The approaches described above have been applied for different processes across value chains in multiple industry sectors, for example:

  • to facilitate data interoperability and improve the explainability of AI used in digital twin for the transportation sector (see Talenta project)
  • to measure the interpretability/explainability of predictive models for demand and yield prediction of agricultural products and to improve the interpretability/explainability of the models for non-expert users such as farmers and distributors (see xAgri project)
  • to extract the causality of external and internal processes in the supply chain of the automotive industry (see causalSky project)
  • to forecast the electricity demand, to predict the availability of green electricity, and to optimize the use of green electricity in manufacturing (see Delfine project)

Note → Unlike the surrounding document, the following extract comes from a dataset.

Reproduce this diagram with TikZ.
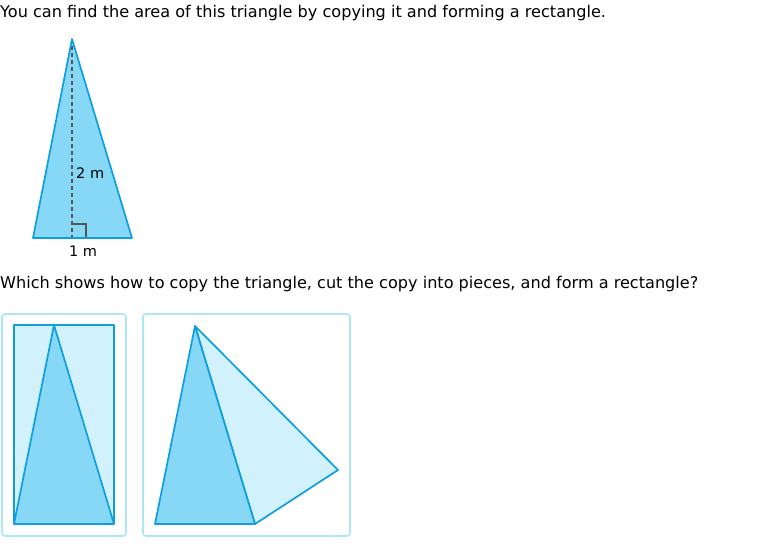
\documentclass[tikz,border=0pt]{standalone}
\usepackage{fontspec}
\setmainfont{DejaVu Sans}
\usetikzlibrary{positioning}
\definecolor{edgeblue}{HTML}{0E9FE0}
\definecolor{darkfill}{HTML}{87D7F7}
\definecolor{lightfill}{HTML}{D1F1FC}
\definecolor{boxline}{HTML}{ABE6F9}
\definecolor{markgray}{HTML}{555555}
\tikzset{
  piece/.style={draw=edgeblue,line width=1.7pt,line join=round},
  choicebox/.style={draw=boxline,line width=1.6pt,rounded corners=3pt},
  prompt/.style={anchor=base west,inner sep=0pt,font=\fontsize{16.1}{19}\selectfont},
  measure/.style={inner sep=0pt,font=\fontsize{14.5}{17}\selectfont}
}
\begin{document}
\begin{tikzpicture}[x=1pt,y=-1pt]
\useasboundingbox (0,0) rectangle (760,554);
% question text
\node[prompt] (intro) at (0,17) {You can find the area of this triangle by copying it and forming a rectangle.};
\node[prompt] (question) at (0,288) {Which shows how to copy the triangle, cut the copy into pieces, and form a rectangle?};
% given triangle
\coordinate (top) at (72,39);
\coordinate (bl) at (33,238);
\coordinate (br) at (132,238);
\coordinate (foot) at (72,238);
\fill[darkfill] (top) -- (br) -- (bl) -- cycle;
\draw[markgray,line width=1.6pt,dash pattern=on 4pt off 3pt] (top) -- (foot);
\draw[markgray,line width=1.6pt] (72,224) -- (86,224) -- (86,238);
\draw[piece] (top) -- (br) -- (bl) -- cycle;
\node[measure,anchor=base west] (height) at (76,178) {2 m};
\node[measure,anchor=base] (base) at (83,256) {1 m};
% choice A
\draw[choicebox] (2,314) rectangle (126,536);
\coordinate (a1) at (14,325);
\coordinate (a2) at (114,325);
\coordinate (a3) at (114,524);
\coordinate (a4) at (14,524);
\coordinate (atop) at (54,325);
\filldraw[piece,fill=lightfill] (a1) -- (a2) -- (a3) -- (a4) -- cycle;
\filldraw[piece,fill=darkfill] (atop) -- (a3) -- (a4) -- cycle;
% choice B
\draw[choicebox] (143,314) rectangle (350,536);
\coordinate (btop) at (195,326);
\coordinate (bl2) at (155,524);
\coordinate (br2) at (255,524);
\coordinate (bout) at (338,470);
\filldraw[piece,fill=lightfill] (btop) -- (bout) -- (br2) -- cycle;
\filldraw[piece,fill=darkfill] (btop) -- (br2) -- (bl2) -- cycle;
\end{tikzpicture}
\end{document}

  • to predict and find the product configuration that matches customers’ needs through machine learning and ontology-based recommendation system (see DIALOG project)
  • to predict energy consumption behavior and to improve resource and energy efficiency in buildings in the (see KEHL, KnoHolEM, SERUM, and SWIMing projects),
  • to improve resource and energy efficiency in production in (WertProNET, wEnPro and ecoBalance projects)
  • to improve energy efficiency and to create an optimized service-oriented business model in smart city context (see DAREED project).